AI Trading Black Box


A significant shift in machine learning's application in finance is the move away from programming machines for specific tasks to programming them for specific outcomes. For instance, machines are not told to trade particular correlated pairs; instead, they are instructed to generate profit. As a result, AI-powered machines make decisions based on logic that may not be entirely transparent or understandable to human observers. There is evidence to suggest that these machines can modify their code to achieve set targets, which adds another layer of complexity to their operations.
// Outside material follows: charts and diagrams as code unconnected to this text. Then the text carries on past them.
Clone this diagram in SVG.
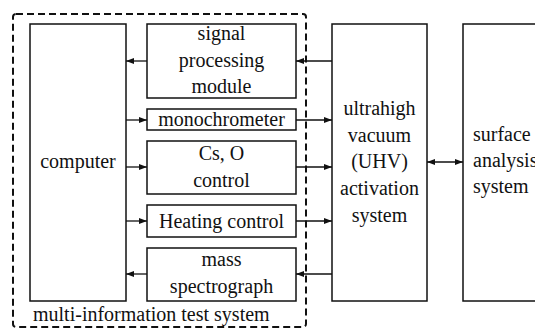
<svg xmlns="http://www.w3.org/2000/svg" width="535" height="329" viewBox="0 0 535 329">
<style>
.box{fill:#fff;stroke:#111;stroke-width:1.5}
text{font-family:'Liberation Serif','Times New Roman','DejaVu Serif',serif;font-size:20px;fill:#111;text-anchor:middle}
.l{text-anchor:start}
.c{stroke:#111;stroke-width:1.3;fill:none}
.dash{fill:none;stroke:#111;stroke-width:2;stroke-dasharray:7,4}
</style>
<defs>
<marker id="ah" viewBox="0 0 8 6" refX="8" refY="3" markerWidth="8" markerHeight="6" markerUnits="userSpaceOnUse" orient="auto-start-reverse">
<path d="M0,0 L8,3 L0,6 Z" fill="#111"/>
</marker>
</defs>
<rect width="535" height="329" fill="#fff"/>
<g id="group-multi">
<rect class="dash" x="13" y="14" width="293" height="313" rx="3"/>
<text class="l" x="33" y="321">multi-information test system</text>
</g>
<g id="computer">
<rect class="box" x="30" y="24" width="96" height="277"/>
<text x="78" y="168">computer</text>
</g>
<g id="signal">
<rect class="box" x="147" y="24" width="149" height="74"/>
<text x="221.5" y="40">signal</text>
<text x="221.5" y="67">processing</text>
<text x="221.5" y="93">module</text>
</g>
<g id="mono">
<rect class="box" x="147" y="109" width="149" height="21"/>
<text x="221.5" y="126">monochrometer</text>
</g>
<g id="cso">
<rect class="box" x="147" y="141" width="149" height="53"/>
<text x="221.5" y="160">Cs, O</text>
<text x="221.5" y="187">control</text>
</g>
<g id="heating">
<rect class="box" x="147" y="205" width="149" height="32"/>
<text x="221.5" y="228">Heating control</text>
</g>
<g id="mass">
<rect class="box" x="147" y="248" width="149" height="53"/>
<text x="221.5" y="266">mass</text>
<text x="221.5" y="293">spectrograph</text>
</g>
<g id="uhv">
<rect class="box" x="332" y="24" width="95" height="277"/>
<text x="379.5" y="115">ultrahigh</text>
<text x="379.5" y="142">vacuum</text>
<text x="379.5" y="168">(UHV)</text>
<text x="379.5" y="195">activation</text>
<text x="379.5" y="222">system</text>
</g>
<g id="surface">
<rect class="box" x="463" y="24" width="80" height="277"/>
<text class="l" x="473" y="141">surface</text>
<text class="l" x="473" y="167">analysis</text>
<text class="l" x="473" y="193">system</text>
</g>
<g id="connectors">
<line class="c" x1="147" y1="61" x2="126" y2="61" marker-end="url(#ah)"/>
<line class="c" x1="332" y1="61" x2="296" y2="61" marker-end="url(#ah)"/>
<line class="c" x1="126" y1="120" x2="147" y2="120" marker-end="url(#ah)"/>
<line class="c" x1="296" y1="120" x2="332" y2="120" marker-end="url(#ah)"/>
<line class="c" x1="126" y1="167" x2="147" y2="167" marker-end="url(#ah)"/>
<line class="c" x1="296" y1="167" x2="332" y2="167" marker-end="url(#ah)"/>
<line class="c" x1="126" y1="221" x2="147" y2="221" marker-end="url(#ah)"/>
<line class="c" x1="296" y1="221" x2="332" y2="221" marker-end="url(#ah)"/>
<line class="c" x1="147" y1="274" x2="126" y2="274" marker-end="url(#ah)"/>
<line class="c" x1="332" y1="274" x2="296" y2="274" marker-end="url(#ah)"/>
<line class="c" x1="427" y1="162" x2="463" y2="162" marker-start="url(#ah)" marker-end="url(#ah)"/>
</g>
</svg>
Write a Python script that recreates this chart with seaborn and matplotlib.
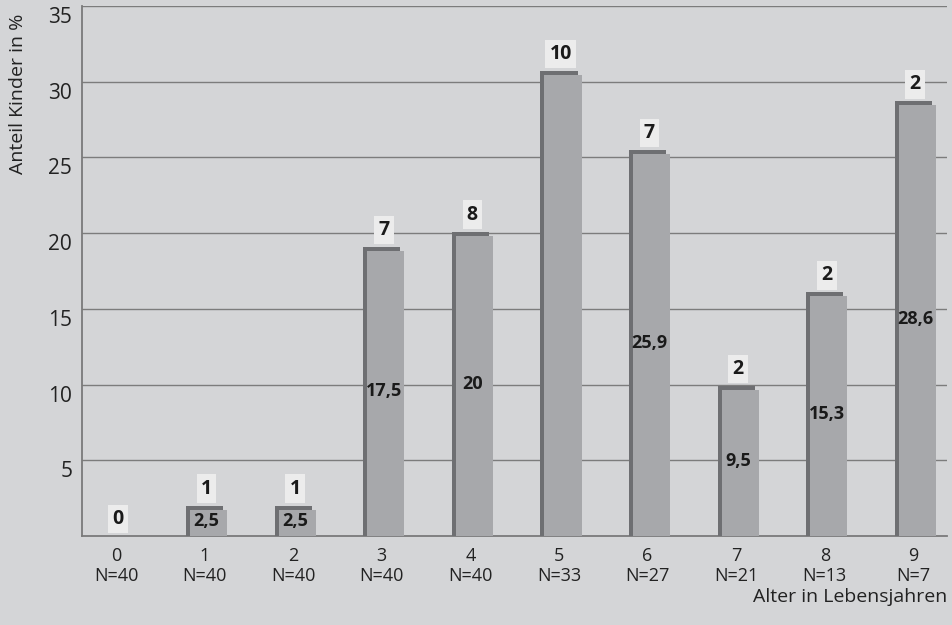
import numpy as np
import pandas as pd
import seaborn as sns
import matplotlib.pyplot as plt
import matplotlib.transforms as mtransforms
from matplotlib.patches import Rectangle

# Data
alter = ["0", "1", "2", "3", "4", "5", "6", "7", "8", "9"]
n_kinder = [40, 40, 40, 40, 40, 33, 27, 21, 13, 7]
anzahl = [0, 1, 1, 7, 8, 10, 7, 2, 2, 2]
anteil = [0, 2.0, 2.0, 19.1, 20.1, 30.7, 25.5, 9.9, 16.1, 28.7]
anteil_text = ["", "2,5", "2,5", "17,5", "20", "", "25,9", "9,5", "15,3", "28,6"]

df = pd.DataFrame({"alter": alter, "anteil": anteil})

bg = "#d4d5d7"
dark = "#6e6f72"
face = "#a7a8ab"

sns.set_style("white")
plt.rcParams["font.family"] = ["Open Sans", "DejaVu Sans"]

fig = plt.figure(figsize=(9.53, 6.25), dpi=100, facecolor=bg)
ax = fig.add_axes([0.086, 0.1424, 0.9077, 0.848])
ax.set_facecolor(bg)

sns.barplot(data=df, x="alter", y="anteil", order=alter, color=dark,
            width=0.42, saturation=1, edgecolor="none", linewidth=0, ax=ax, zorder=3)

ax.set_xlim(-0.384, 9.38)
ax.set_ylim(0, 35)

# lighter front face, shifted a bit to the right and down
dx = 4 / 88.6
dy = 4 / 15.14
bars = list(ax.patches)
for p in bars:
    h = p.get_height()
    if h > 0:
        ax.add_patch(Rectangle((p.get_x() + dx, 0), p.get_width(), h - dy,
                               facecolor=face, edgecolor="none", zorder=4))

# labels
for i, p in enumerate(bars):
    cx = p.get_x() + p.get_width() / 2 + dx / 2
    h = p.get_height()
    ax.annotate(str(anzahl[i]), (cx, h), xytext=(0, 5), textcoords="offset points",
                ha="center", va="bottom", fontsize=14, fontweight="bold", color="#1a1a1a",
                bbox=dict(boxstyle="square,pad=0.22", facecolor="#ececec", edgecolor="none"),
                zorder=6)
    if anteil_text[i]:
        ax.text(cx, h / 2, anteil_text[i], ha="center", va="center", fontsize=13,
                fontweight="bold", color="#1a1a1a", zorder=6)

ax.set_yticks([5, 10, 15, 20, 25, 30, 35])
ax.grid(axis="y", color="#7c7c7c", linewidth=1.0, zorder=0)
ax.set_axisbelow(True)
ax.set_xticks(range(len(alter)))
ax.set_xticklabels([f"{a}\nN={n}" for a, n in zip(alter, n_kinder)], linespacing=1.15)
ax.tick_params(axis="x", length=0, pad=8, labelsize=13, colors="#222222")
ax.tick_params(axis="y", length=0, pad=7, labelsize=15, colors="#222222")

# y tick labels sit just below their grid line
shift = mtransforms.ScaledTranslation(0, -0.09, fig.dpi_scale_trans)
for lab in ax.get_yticklabels():
    lab.set_transform(lab.get_transform() + shift)

for s in ["top", "right"]:
    ax.spines[s].set_visible(False)
for s in ["left", "bottom"]:
    ax.spines[s].set_color("#7a7a7a")
    ax.spines[s].set_linewidth(1.3)

ax.set_xlabel("Alter in Lebensjahren", fontsize=14, color="#222222", loc="right")
ax.xaxis.set_label_coords(1.0, -0.115)
ax.xaxis.label.set_va("center")
ax.set_ylabel("Anteil Kinder in %", fontsize=14, color="#222222", loc="top")
ax.yaxis.set_label_coords(-0.074, 0.985)
ax.yaxis.label.set_va("center")

plt.savefig("out.png", dpi=100, facecolor=bg)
More and more, machines are being programmed to maximize profit, learning from past experiences and updating their algorithms accordingly. This rapid reaction capability is concerning as it doesn't allow for any verification or retraction of the information that triggers the trades. Any subsequent downward spiral of sell-offs could prove difficult to stop.



Large Language Models and Sentiment Analysis


Technology is exponentially more powerful now than in 2008 when computerized trading read the news and decimated the share price of United Airlines. One particular area of improvement is a branch of software known as sentiment analysis. This is essentially software that can read Twitter and other social media platforms, blogging sites like Reddit, and generally peruse the internet to get a gauge on how the public feels about a topic. Large Language Models (the type of algorithms that power ChatGPT) can essentially "read the room" vastly increasing the scope for AI-generated content to impact financial markets.


Trade The "Fake News"


Given these advancements, a concerning question arises: could computers generate fake news to increase profit? While this may seem far-fetched, all the necessary components for such a situation exist. Autonomous AI is readily available via tools like Agent GPT. Nothing currently prevents an advanced, profit-focused AI from creating an AI website, generating fake news to manipulate a specific stock, garnering public attention via AI social media, and selling the stock for profit when the price increases.


This would not even need autonomous machines. Nefarious actors could create fake news to "trick" the black boxes. It took next to no time for members of the public to hack or jailbreak ChatGPT and humans have a long history of outsmarting machines. This could be a well-resourced lone wolf or some sort of Wall Street Bets type of coordinated group. Pump and dumps have tricked countless human traders over the years and the machine mania of United Airlines' phantom bankruptcy showed us that machines are just as liable to fall victim to such an event.


AI Robot Wars


One could even speculate a scenario where different computer systems engage in 'robot wars' in the financial markets. These systems could create fake news, bombard social media, mislead rival algorithms with incorrect information, and induce them into trades based on this fabricated information.

Considering where we stand today, with autonomous trading bots and the proliferation of fake news, these scenarios don't seem entirely implausible. Tools like ChatGPT have demonstrated their ability to generate fake references when requested, which underscores the potential for AI to influence financial markets.


In conclusion, the impending integration of AI and machine learning in financial trading heralds significant transformations. While these developments promise increased efficiency, they also warrant comprehensive scrutiny to prevent potential misuse and safeguard the stability of financial markets.